From the Angel comes a response echoing through time and place. "God's face and brightness are too much for you to bear. So much brighter than the light to which you are accustomed, they would blind you, beat upon you, strike deathly fear. Our light, a pale echo of the heavenly brilliance is stunning enough to such as you. Our light announces God but is not God. It's news is God's light shines within a new born child. So, go to Bethlehem and ask Mary and Joseph what God looks like.

Please excuse our tardiness. We have come a long way to see God's love. We look for love, as you do too, in each other's eyes and thoughts and hearts. We love our children as best we can, and long to be loved in return. And yet we find this love isn't complete. We wait and wonder and suffer ill in silence and pain. Our children grow and move away, and we grow weary and die. Can you show us the face of God?

Mary responds, "We know the love of which you speak we found it in our child, though he too, grew and moved away and grew weary and died. But his love did not fade, through time and years. Look, the manger is empty. The love you seek is not a child, nor is it found perfected in us. God's own love was lived and died on a cross. Look there for the face of God

No need to seek nor question me, says Jesus from close by. I have heard your longing throughout the centuries? You have sought me in the lights of the world, in your works, and in your preconceived images of me but never finding me. So instead I have sought you.
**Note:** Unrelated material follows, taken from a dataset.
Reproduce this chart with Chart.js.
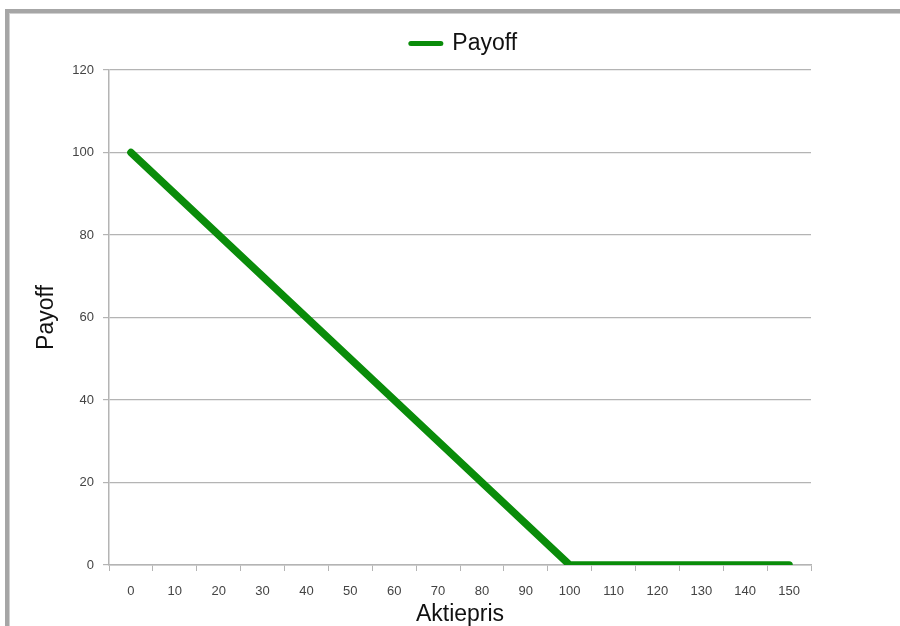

I came as a child like you and lived among you so that I could have a face that you could see. The face of a child so full of love, the face of one dying on the cross with a love deeper still. For this I came, and continue to come, for this I will come again - so that you can see the face of God, know the love of God, feel the forgiveness of God, enjoy the Peace of God.

It does seem strange to think of God as a little boy with cookies or as an old woman sitting on a porch swing! Surely God is grand and majestic and all-powerful? Surely God can do anything, work any miracle, determine whether we live or die? Surely the whole point of God is, God could zap the entire world with a click of his fingers if God so wished? It seems pretty strange to think of God as a baby. Yet that's what Christmas is all about. About God being born. About God in a baby. Yet what use could a baby God ever be?